EXERCISE GOAL »
Copy out every line exactly, passing over the pictures.

DATA EXCERPT »
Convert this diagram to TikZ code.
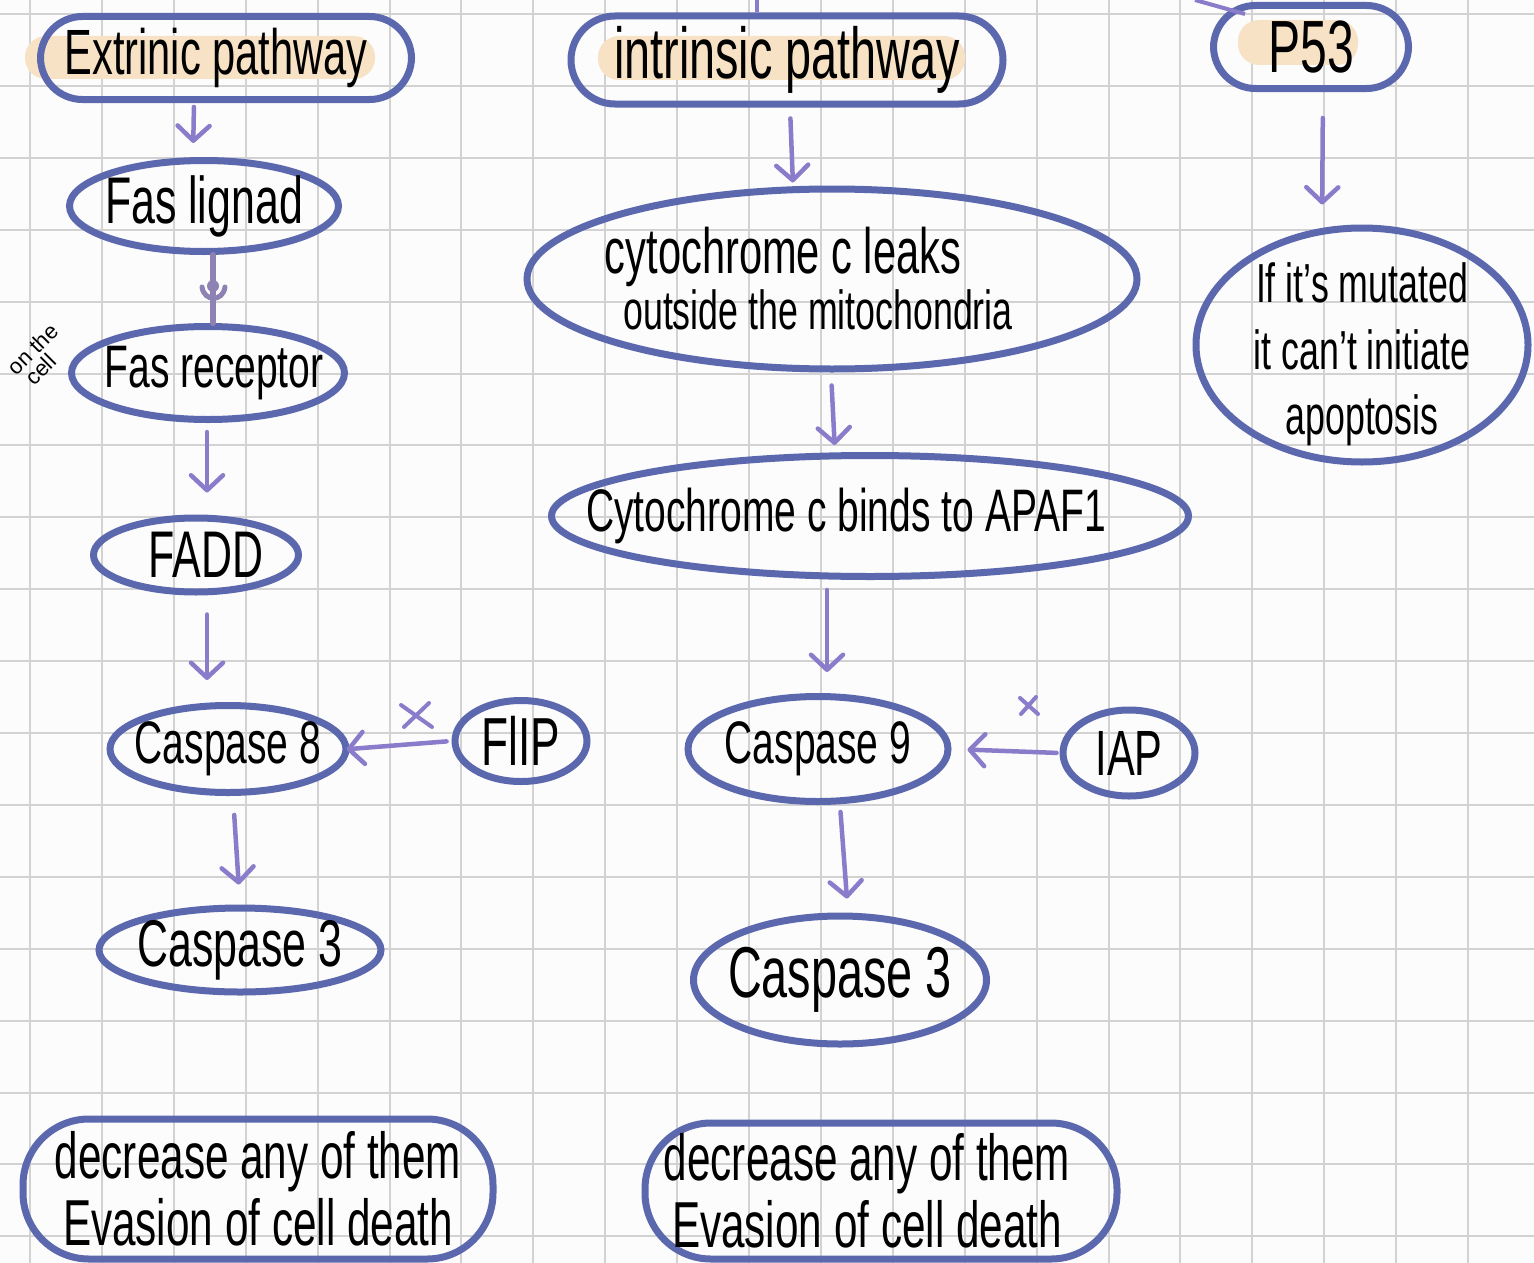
\documentclass[tikz,border=0pt]{standalone}
\usepackage{fontspec}
\setmainfont{Liberation Sans}[FakeStretch=0.65]
\newfontfamily\widehand{Liberation Sans}
\usetikzlibrary{arrows.meta,positioning,shapes.geometric}
\definecolor{paper}{HTML}{FCFCFC}
\definecolor{gridline}{HTML}{D2D2D2}
\definecolor{rim}{HTML}{5B68AE}
\definecolor{flow}{HTML}{8B7BCB}
\definecolor{bond}{HTML}{8E82B5}
\definecolor{peach}{HTML}{F8E2C6}

\tikzset{
  oval/.style={draw=rim,line width=7pt,ellipse,inner sep=0pt},
  pill/.style={draw=rim,line width=7pt,rectangle,inner sep=0pt},
  hand/.style={font=\fontsize{#1}{#1}\selectfont,text=black,inner sep=0pt},
  link/.style={flow,line width=4.5pt,line cap=round,
    -{Straight Barb[length=15pt,width=32pt,round]}},
  cross/.style={flow,line width=4pt,line cap=round},
}

\begin{document}
\begin{tikzpicture}[x=1pt,y=-1pt]
  \useasboundingbox (0,0) rectangle (1534,1263);
  \fill[paper] (0,0) rectangle (1534,1263);

  % grid paper
  \foreach \gx in {0,...,21}
    \draw[gridline,line width=2pt] (30+71.9*\gx,0) -- ++(0,1263);
  \foreach \gy in {0,...,17}
    \draw[gridline,line width=2pt] (0,14+71.9*\gy) -- ++(1534,0);

  % highlights
  \fill[peach,rounded corners=21pt] (25,36) rectangle (375,79);
  \fill[peach,rounded corners=21pt] (598,36) rectangle (965,80);
  \fill[peach,rounded corners=21pt] (1238,20) rectangle (1358,65);

  % Extrinsic column
  \node[pill,rounded corners=42pt,minimum width=371,minimum height=83,
    label={[hand=64,xshift=-10pt]center:{Extrinic pathway}}] (ext) at (226,58) {};
  \node[oval,minimum width=269,minimum height=91,
    label={[hand=66]center:{Fas lignad}}] (faslig) at (204,206) {};
  \node[oval,minimum width=273,minimum height=93,
    label={[hand=60,xshift=6pt]center:{Fas receptor}}] (fasrec) at (208,373) {};
  \node[font=\widehand\fontsize{22}{20}\selectfont,align=left,rotate=45,inner sep=0pt]
    (onCell) at (40,356) {on the\\\hspace*{5pt}cell};
  \node[oval,minimum width=205,minimum height=74,
    label={[hand=66,xshift=10pt]center:{FADD}}] (fadd) at (196,555) {};
  \node[oval,minimum width=236,minimum height=87,
    label={[hand=60]center:{Caspase 8}}] (casp8) at (228,749) {};
  \node[oval,minimum width=132,minimum height=81,
    label={[hand=68]center:{FlIP}}] (flip) at (521,741) {};
  \node[oval,minimum width=282,minimum height=84,
    label={[hand=66]center:{Caspase 3}}] (casp3L) at (240,950) {};
  \node[pill,rounded corners=66pt,minimum width=470,minimum height=140,
    label={[hand=65,align=center]center:{decrease any of them\\[2pt]Evasion of cell death}}]
    (decL) at (258,1189) {};

  % Intrinsic column
  \node[pill,rounded corners=44pt,minimum width=432,minimum height=88,
    label={[hand=72]center:{intrinsic pathway}}] (intr) at (787,60) {};
  \node[oval,minimum width=610,minimum height=180,
    label={[align=center,text=black,inner sep=0pt]center:{\fontsize{64}{64}\selectfont
      \hspace*{-98pt}cytochrome c leaks\\[2pt]\fontsize{55}{55}\selectfont
      \hspace*{-28pt}outside the mitochondria}}] (leaks) at (832,279) {};
  \node[oval,minimum width=637,minimum height=121,
    label={[hand=60,xshift=-24pt]center:{Cytochrome c binds to APAF1}}] (binds) at (870,516) {};
  \node[oval,minimum width=260,minimum height=105,
    label={[hand=60]center:{Caspase 9}}] (casp9) at (818,749) {};
  \node[oval,minimum width=132,minimum height=86,
    label={[hand=64]center:{IAP}}] (iap) at (1129,753) {};
  \node[oval,minimum width=293,minimum height=128,
    label={[hand=72]center:{Caspase 3}}] (casp3R) at (840,980) {};
  \node[pill,rounded corners=66pt,minimum width=472,minimum height=136,
    label={[hand=65,align=center,xshift=-14pt]center:{decrease any of them\\[2pt]Evasion of cell death}}]
    (decR) at (881,1191) {};

  % P53 column
  \node[pill,rounded corners=42pt,minimum width=195,minimum height=83,
    label={[hand=74]center:{P53}}] (p53) at (1311,47) {};
  \node[oval,minimum width=332,minimum height=234,
    label={[hand=55,align=center,yshift=-9pt]center:{If it's mutated\\[12pt]it can't initiate\\[10pt]apoptosis}}]
    (mut) at (1362,345) {};

  % lines coming in from above
  \coordinate (topA) at (757,0);
  \coordinate (topB) at (1195,0);
  \draw[flow,line width=4pt] ([xshift=-30pt]intr.north) -- (topA);
  \draw[flow,line width=4pt] ([xshift=-66pt,yshift=-12pt]p53.north) -- (topB);

  % ligand / receptor
  \draw[bond,line width=6pt,line cap=round] ([xshift=9pt]faslig.south) -- ([xshift=5pt]fasrec.north);
  \fill[bond] ([xshift=9pt,yshift=-31pt]faslig.south) circle (6pt);
  \draw[bond,line width=5pt,line cap=round]
    ([xshift=-2pt,yshift=-32pt]faslig.south) .. controls ([xshift=0pt,yshift=-47pt]faslig.south)
    and ([xshift=19pt,yshift=-47pt]faslig.south) .. ([xshift=21pt,yshift=-32pt]faslig.south);

  % arrows
  \draw[link,shorten <=4pt,shorten >=14pt] ([xshift=-32pt]ext.south) -- ([xshift=-11pt]faslig.north);
  \draw[link,shorten <=9pt,shorten >=22pt] ([xshift=-1pt]fasrec.south) -- ([xshift=11pt]fadd.north);
  \draw[link,shorten <=19pt,shorten >=22pt] ([xshift=11pt]fadd.south) -- ([xshift=-21pt]casp8.north);
  \draw[link,shorten <=19pt,shorten >=20pt] ([xshift=5pt]casp8.south) -- (casp3L.north);
  \draw[link,shorten <=5pt,shorten >=-3pt] (flip.west) -- (casp8.east);

  \draw[link,shorten <=11pt,shorten >=3pt] ([xshift=3pt]intr.south) -- ([xshift=-39pt]leaks.north);
  \draw[link,shorten <=13pt,shorten >=7pt] ([xshift=-1pt]leaks.south) -- ([xshift=-35pt]binds.north);
  \draw[link,shorten <=10pt,shorten >=21pt] ([xshift=-43pt]binds.south) -- ([xshift=9pt]casp9.north);
  \draw[link,shorten <=7pt,shorten >=14pt] ([xshift=22pt]casp9.south) -- ([xshift=8pt]casp3R.north);
  \draw[link,shorten <=3pt,shorten >=16pt] (iap.west) -- (casp9.east);

  \draw[link,shorten <=26pt,shorten >=20pt] ([xshift=12pt]p53.south) -- ([xshift=-40pt]mut.north);

  % blocked marks
  \draw[cross] (401,705) -- (432,727) (404,727) -- (429,703);
  \draw[cross] (1020,698) -- (1038,714) (1021,714) -- (1036,697);
\end{tikzpicture}
\end{document}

ANSWER »
Convert this diagram to TikZ code.
\documentclass[tikz,border=0pt]{standalone}
\usepackage{fontspec}
\setmainfont{Liberation Sans}[FakeStretch=0.65]
\newfontfamily\widehand{Liberation Sans}
\usetikzlibrary{arrows.meta,positioning,shapes.geometric}
\definecolor{paper}{HTML}{FCFCFC}
\definecolor{gridline}{HTML}{D2D2D2}
\definecolor{rim}{HTML}{5B68AE}
\definecolor{flow}{HTML}{8B7BCB}
\definecolor{bond}{HTML}{8E82B5}
\definecolor{peach}{HTML}{F8E2C6}

\tikzset{
  oval/.style={draw=rim,line width=7pt,ellipse,inner sep=0pt},
  pill/.style={draw=rim,line width=7pt,rectangle,inner sep=0pt},
  hand/.style={font=\fontsize{#1}{#1}\selectfont,text=black,inner sep=0pt},
  link/.style={flow,line width=4.5pt,line cap=round,
    -{Straight Barb[length=15pt,width=32pt,round]}},
  cross/.style={flow,line width=4pt,line cap=round},
}

\begin{document}
\begin{tikzpicture}[x=1pt,y=-1pt]
  \useasboundingbox (0,0) rectangle (1534,1263);
  \fill[paper] (0,0) rectangle (1534,1263);

  % grid paper
  \foreach \gx in {0,...,21}
    \draw[gridline,line width=2pt] (30+71.9*\gx,0) -- ++(0,1263);
  \foreach \gy in {0,...,17}
    \draw[gridline,line width=2pt] (0,14+71.9*\gy) -- ++(1534,0);

  % highlights
  \fill[peach,rounded corners=21pt] (25,36) rectangle (375,79);
  \fill[peach,rounded corners=21pt] (598,36) rectangle (965,80);
  \fill[peach,rounded corners=21pt] (1238,20) rectangle (1358,65);

  % Extrinsic column
  \node[pill,rounded corners=42pt,minimum width=371,minimum height=83,
    label={[hand=64,xshift=-10pt]center:{Extrinic pathway}}] (ext) at (226,58) {};
  \node[oval,minimum width=269,minimum height=91,
    label={[hand=66]center:{Fas lignad}}] (faslig) at (204,206) {};
  \node[oval,minimum width=273,minimum height=93,
    label={[hand=60,xshift=6pt]center:{Fas receptor}}] (fasrec) at (208,373) {};
  \node[font=\widehand\fontsize{22}{20}\selectfont,align=left,rotate=45,inner sep=0pt]
    (onCell) at (40,356) {on the\\\hspace*{5pt}cell};
  \node[oval,minimum width=205,minimum height=74,
    label={[hand=66,xshift=10pt]center:{FADD}}] (fadd) at (196,555) {};
  \node[oval,minimum width=236,minimum height=87,
    label={[hand=60]center:{Caspase 8}}] (casp8) at (228,749) {};
  \node[oval,minimum width=132,minimum height=81,
    label={[hand=68]center:{FlIP}}] (flip) at (521,741) {};
  \node[oval,minimum width=282,minimum height=84,
    label={[hand=66]center:{Caspase 3}}] (casp3L) at (240,950) {};
  \node[pill,rounded corners=66pt,minimum width=470,minimum height=140,
    label={[hand=65,align=center]center:{decrease any of them\\[2pt]Evasion of cell death}}]
    (decL) at (258,1189) {};

  % Intrinsic column
  \node[pill,rounded corners=44pt,minimum width=432,minimum height=88,
    label={[hand=72]center:{intrinsic pathway}}] (intr) at (787,60) {};
  \node[oval,minimum width=610,minimum height=180,
    label={[align=center,text=black,inner sep=0pt]center:{\fontsize{64}{64}\selectfont
      \hspace*{-98pt}cytochrome c leaks\\[2pt]\fontsize{55}{55}\selectfont
      \hspace*{-28pt}outside the mitochondria}}] (leaks) at (832,279) {};
  \node[oval,minimum width=637,minimum height=121,
    label={[hand=60,xshift=-24pt]center:{Cytochrome c binds to APAF1}}] (binds) at (870,516) {};
  \node[oval,minimum width=260,minimum height=105,
    label={[hand=60]center:{Caspase 9}}] (casp9) at (818,749) {};
  \node[oval,minimum width=132,minimum height=86,
    label={[hand=64]center:{IAP}}] (iap) at (1129,753) {};
  \node[oval,minimum width=293,minimum height=128,
    label={[hand=72]center:{Caspase 3}}] (casp3R) at (840,980) {};
  \node[pill,rounded corners=66pt,minimum width=472,minimum height=136,
    label={[hand=65,align=center,xshift=-14pt]center:{decrease any of them\\[2pt]Evasion of cell death}}]
    (decR) at (881,1191) {};

  % P53 column
  \node[pill,rounded corners=42pt,minimum width=195,minimum height=83,
    label={[hand=74]center:{P53}}] (p53) at (1311,47) {};
  \node[oval,minimum width=332,minimum height=234,
    label={[hand=55,align=center,yshift=-9pt]center:{If it's mutated\\[12pt]it can't initiate\\[10pt]apoptosis}}]
    (mut) at (1362,345) {};

  % lines coming in from above
  \coordinate (topA) at (757,0);
  \coordinate (topB) at (1195,0);
  \draw[flow,line width=4pt] ([xshift=-30pt]intr.north) -- (topA);
  \draw[flow,line width=4pt] ([xshift=-66pt,yshift=-12pt]p53.north) -- (topB);

  % ligand / receptor
  \draw[bond,line width=6pt,line cap=round] ([xshift=9pt]faslig.south) -- ([xshift=5pt]fasrec.north);
  \fill[bond] ([xshift=9pt,yshift=-31pt]faslig.south) circle (6pt);
  \draw[bond,line width=5pt,line cap=round]
    ([xshift=-2pt,yshift=-32pt]faslig.south) .. controls ([xshift=0pt,yshift=-47pt]faslig.south)
    and ([xshift=19pt,yshift=-47pt]faslig.south) .. ([xshift=21pt,yshift=-32pt]faslig.south);

  % arrows
  \draw[link,shorten <=4pt,shorten >=14pt] ([xshift=-32pt]ext.south) -- ([xshift=-11pt]faslig.north);
  \draw[link,shorten <=9pt,shorten >=22pt] ([xshift=-1pt]fasrec.south) -- ([xshift=11pt]fadd.north);
  \draw[link,shorten <=19pt,shorten >=22pt] ([xshift=11pt]fadd.south) -- ([xshift=-21pt]casp8.north);
  \draw[link,shorten <=19pt,shorten >=20pt] ([xshift=5pt]casp8.south) -- (casp3L.north);
  \draw[link,shorten <=5pt,shorten >=-3pt] (flip.west) -- (casp8.east);

  \draw[link,shorten <=11pt,shorten >=3pt] ([xshift=3pt]intr.south) -- ([xshift=-39pt]leaks.north);
  \draw[link,shorten <=13pt,shorten >=7pt] ([xshift=-1pt]leaks.south) -- ([xshift=-35pt]binds.north);
  \draw[link,shorten <=10pt,shorten >=21pt] ([xshift=-43pt]binds.south) -- ([xshift=9pt]casp9.north);
  \draw[link,shorten <=7pt,shorten >=14pt] ([xshift=22pt]casp9.south) -- ([xshift=8pt]casp3R.north);
  \draw[link,shorten <=3pt,shorten >=16pt] (iap.west) -- (casp9.east);

  \draw[link,shorten <=26pt,shorten >=20pt] ([xshift=12pt]p53.south) -- ([xshift=-40pt]mut.north);

  % blocked marks
  \draw[cross] (401,705) -- (432,727) (404,727) -- (429,703);
  \draw[cross] (1020,698) -- (1038,714) (1021,714) -- (1036,697);
\end{tikzpicture}
\end{document}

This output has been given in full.